For those who have been transfixed by García Márquez’ fiction, Living to Tell the Tale holds a special treat. Real-life influences of his novels are revealed, though it takes an intimate knowledge of his work to catch them all. The star-crossed, tenacious lovers of Love in the Time of Cholera turn out to have been based on the maligned courtship of García Márquez’ parents. He admits that “they were both excellent storytellers and had a joyful recollection of their love, but they became so impassioned in their accounts that when I was past fifty and had decided at last to use their story in Love in the Time of Cholera, I could not distinguish between life and poetry.” His grandfather, waiting in vain for a soldier’s pension that never arrives, assumes the form of the protagonist in “The Colonel to Whom Nobody Writes.” The partial unraveling of One Hundred Years of Solitude is especially fascinating. Macondo was forged directly from his impressions of Aracataca, and its name emerged from the landscape of the train ride home, which moved inexorably toward “the only banana plantation that had its name written over the gate: Macondo.” He writes that “with the first step I took onto the burning sands of the town,” Aracataca instantly became Macondo, “an earthly paradise of desolation and nostalgia,” and his one great subject became his family, “which was never the protagonist of anything, but only a witness to and victim of everything.” The same real-life influences are also found in novels like Leaf Storm and Chronicle of a Death Foretold, which, as a promise to his mother, García Márquez did not to publish until the death of the mother of the actual murdered man. Despite these specific unveillings, a hallucinatory spectacle remains in García Márquez’s fiction. With these dream-like confidences, the reader is left wondering what is real and what is in the realm of imagination.
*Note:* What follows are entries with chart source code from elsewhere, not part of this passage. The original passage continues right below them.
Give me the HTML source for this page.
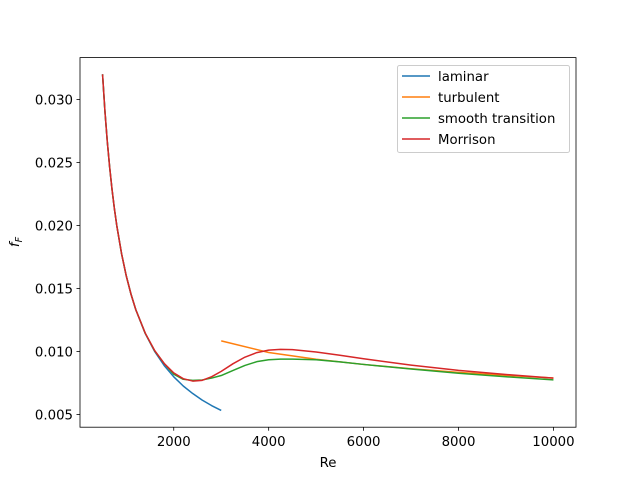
<!DOCTYPE html>
<html><head><meta charset="utf-8"><style>
body{margin:0;background:#fff}
svg{font-family:"DejaVu Sans","Liberation Sans",sans-serif}
</style></head><body>
<svg id="c" width="640" height="480" xmlns="http://www.w3.org/2000/svg">
<rect width="640" height="480" fill="#fff"/>
</svg>
<script>
const lamRe=[500,550,600,650,700,750,800,900,1000,1100,1200,1400,1600,1800,2000,2200,2400,2600,2800,3000];
const lamF=[0.032,0.02909,0.02667,0.02462,0.02286,0.02133,0.02,0.01778,0.016,0.01455,0.01333,0.01143,0.01,0.00889,0.008,0.00727,0.00667,0.00615,0.00571,0.00533];
const turbRe=[3000,4000,5000,6000,7000,8000,9000,10000];
const turbF=[0.01085,0.00993,0.00939,0.00898,0.00864,0.00835,0.00811,0.0079];
const smRe=[500,550,600,650,700,750,800,900,1000,1100,1200,1400,1600,1800,2000,2200,2400,2600,2800,3000,3250,3500,3750,4000,4250,4500,5000,5500,6000,7000,8000,9000,10000];
const smF=[0.032,0.02909,0.02667,0.02462,0.02286,0.02133,0.02,0.01778,0.016,0.01455,0.01333,0.01145,0.01005,0.00905,0.0082,0.0078,0.00772,0.00775,0.0079,0.0081,0.0085,0.0089,0.0092,0.00935,0.0094,0.0094,0.00935,0.00918,0.00898,0.00862,0.00828,0.008,0.00776];
const moRe=[500,550,600,650,700,750,800,900,1000,1100,1200,1400,1600,1800,2000,2200,2400,2600,2800,3000,3250,3500,3750,4000,4250,4500,5000,5500,6000,7000,8000,9000,10000];
const moF=[0.032,0.02909,0.02667,0.02462,0.02286,0.02133,0.02,0.01778,0.016,0.01455,0.01333,0.01146,0.01007,0.00905,0.00831,0.00785,0.00766,0.00772,0.00801,0.00843,0.00904,0.00956,0.00992,0.01012,0.01018,0.01016,0.00997,0.00971,0.00943,0.00893,0.00851,0.00818,0.00789];
const xTicks=[2000,4000,6000,8000,10000];
const yTicks=[0.005,0.010,0.015,0.020,0.025,0.030];
const yTickLabels=["0.005","0.010","0.015","0.020","0.025","0.030"];
const L=80,R=576,T=57.6,B=427.2,xmin=25,xmax=10475,ymin=0.004,ymax=0.03333;
const X=v=>L+(v-xmin)/(xmax-xmin)*(R-L);
const Y=v=>B-(v-ymin)/(ymax-ymin)*(B-T);
const svg=document.getElementById('c');
const NS='http://www.w3.org/2000/svg';
function mk(t,a){const e=document.createElementNS(NS,t);for(const k in a)e.setAttribute(k,a[k]);svg.appendChild(e);return e;}
const series=[[lamRe,lamF,'#1f77b4','laminar-line'],[turbRe,turbF,'#ff7f0e','turbulent-line'],[smRe,smF,'#2ca02c','smooth-transition-line'],[moRe,moF,'#d62728','morrison-line']];
series.forEach(s=>{
  const p=mk('polyline',{points:s[0].map((r,i)=>X(r).toFixed(2)+','+Y(s[1][i]).toFixed(2)).join(' '),fill:'none',stroke:s[2],'stroke-width':1.5,'stroke-linejoin':'round'});
  
  
});
const fr=mk('rect',{x:L,y:T,width:R-L,height:B-T,fill:'none',stroke:'#000','stroke-width':0.8});


xTicks.forEach(v=>{
  mk('line',{x1:X(v),x2:X(v),y1:B,y2:B+3.5,stroke:'#000','stroke-width':0.8});
  const t=mk('text',{x:X(v),y:B+19,'text-anchor':'middle','font-size':13.3,fill:'#000'});t.textContent=v;
  
  
});
yTicks.forEach((v,i)=>{
  mk('line',{x1:L-3.5,x2:L,y1:Y(v),y2:Y(v),stroke:'#000','stroke-width':0.8});
  const t=mk('text',{x:L-7,y:Y(v)+5,'text-anchor':'end','font-size':13.3,fill:'#000'});t.textContent=yTickLabels[i];
  
  
});
const xt=mk('text',{x:328,y:467,'text-anchor':'middle','font-size':13.3});xt.textContent='Re';


const yt=mk('text',{transform:'translate(19,242) rotate(-90)','text-anchor':'middle','font-size':13.3,'font-style':'italic'});
yt.innerHTML='f<tspan font-size="9.5" dy="3">F</tspan>';


const lg=mk('rect',{x:397.5,y:65.5,width:172,height:87,fill:'#fff',stroke:'#ccc',rx:2});


const names=['laminar','turbulent','smooth transition','Morrison'];
series.forEach((s,i)=>{
  const y=76+i*21;
  mk('line',{x1:402,x2:430,y1:y,y2:y,stroke:s[2],'stroke-width':1.5});
  const t=mk('text',{x:438,y:y+5,'font-size':13.3});t.textContent=names[i];
  
  
});
</script>
</body></html>
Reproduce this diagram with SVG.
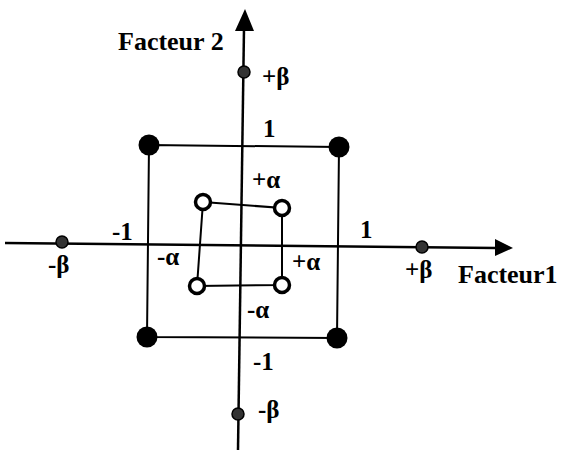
<svg xmlns="http://www.w3.org/2000/svg" width="562" height="450" viewBox="0 0 562 450">
<style>
.ax{stroke:#000;stroke-width:2.5;fill:none}
.sq{stroke:#000;stroke-width:2;fill:none}
.big{fill:#000}
.mid{fill:#fff;stroke:#000;stroke-width:3.5}
.sm{fill:#333;stroke:#000;stroke-width:1.5}
</style>
<rect width="562" height="450" fill="#fff"/>
<g id="connectors">
<path class="ax" d="M5,243 L496,248"/>
<path d="M495,239 L513,248 L495,256 Z" fill="#000"/>
<path class="ax" d="M238,450 L244,28"/>
<path d="M235,31 L245,9 L254,31 Z" fill="#000"/>
<path class="sq" d="M149,145 L339,147 L337,338 L147,337 Z"/>
<path class="sq" d="M203,202 L282,208 L282,285 L197,286 Z"/>
</g>
<g id="outer-tl"><circle class="big" cx="149" cy="145" r="10.5"/></g>
<g id="outer-tr"><circle class="big" cx="339" cy="147" r="10.5"/></g>
<g id="outer-bl"><circle class="big" cx="147" cy="337" r="10.5"/></g>
<g id="outer-br"><circle class="big" cx="337" cy="338" r="10.5"/></g>
<g id="inner-tl"><circle class="mid" cx="203" cy="202" r="7.5"/></g>
<g id="inner-tr"><circle class="mid" cx="282" cy="208" r="7.5"/></g>
<g id="inner-bl"><circle class="mid" cx="197" cy="286" r="7.5"/></g>
<g id="inner-br"><circle class="mid" cx="282" cy="285" r="7.5"/></g>
<g id="beta-top"><circle class="sm" cx="244" cy="72" r="6"/></g>
<g id="beta-bottom"><circle class="sm" cx="238" cy="414" r="6"/></g>
<g id="beta-left"><circle class="sm" cx="62" cy="242" r="6"/></g>
<g id="beta-right"><circle class="sm" cx="422" cy="247" r="6"/></g>
<g id="labels" font-family="Liberation Serif, Times New Roman, serif" font-weight="bold" font-size="25" fill="#000">
<text x="118" y="50" font-size="26">Facteur 2</text>
<text x="458" y="283" font-size="26">Facteur1</text>
<text x="262" y="85">+β</text>
<text x="263" y="137">1</text>
<text x="252" y="188">+α</text>
<text x="112" y="240">-1</text>
<text x="360" y="238">1</text>
<text x="157" y="265">-α</text>
<text x="292" y="270">+α</text>
<text x="48" y="273">-β</text>
<text x="405" y="278">+β</text>
<text x="247" y="318">-α</text>
<text x="253" y="370">-1</text>
<text x="258" y="418">-β</text>
</g>
</svg>
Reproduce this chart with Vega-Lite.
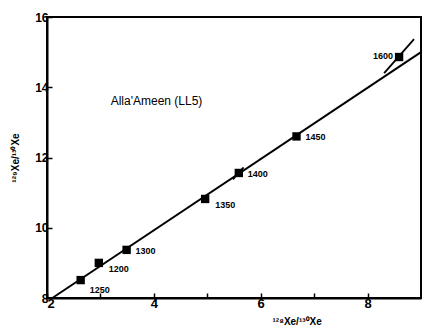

The end of the book finds García Márquez on the brink of great adventures in love and a departure for Europe. Marriage, children, and the great novels of the future await. Yet, with this first quarter century of the author’s life, it is possible to track the sparkling narrative voice which will continue to dazzle readers in the forthcoming volumes. Living to Tell the Tale is in no way a conventional literary memoir but is rather, as the critic Christopher Carduff writes, “a way for an elderly master to revisit the monuments of his life’s work and to view them from a different angle, to exhibit them in a different light, and to at once elucidate them and deepen their mystery.” The depth and richness of this book transcends straightforward autobiography by drawing upon the artistry and tremendous narrative skill of the author’s best fiction. His epigraph provides the best description of what it is to write fiction and to write the story of one’s life: “Life is not what one lived, but what one remembers and how one remembers it in order to recount it.”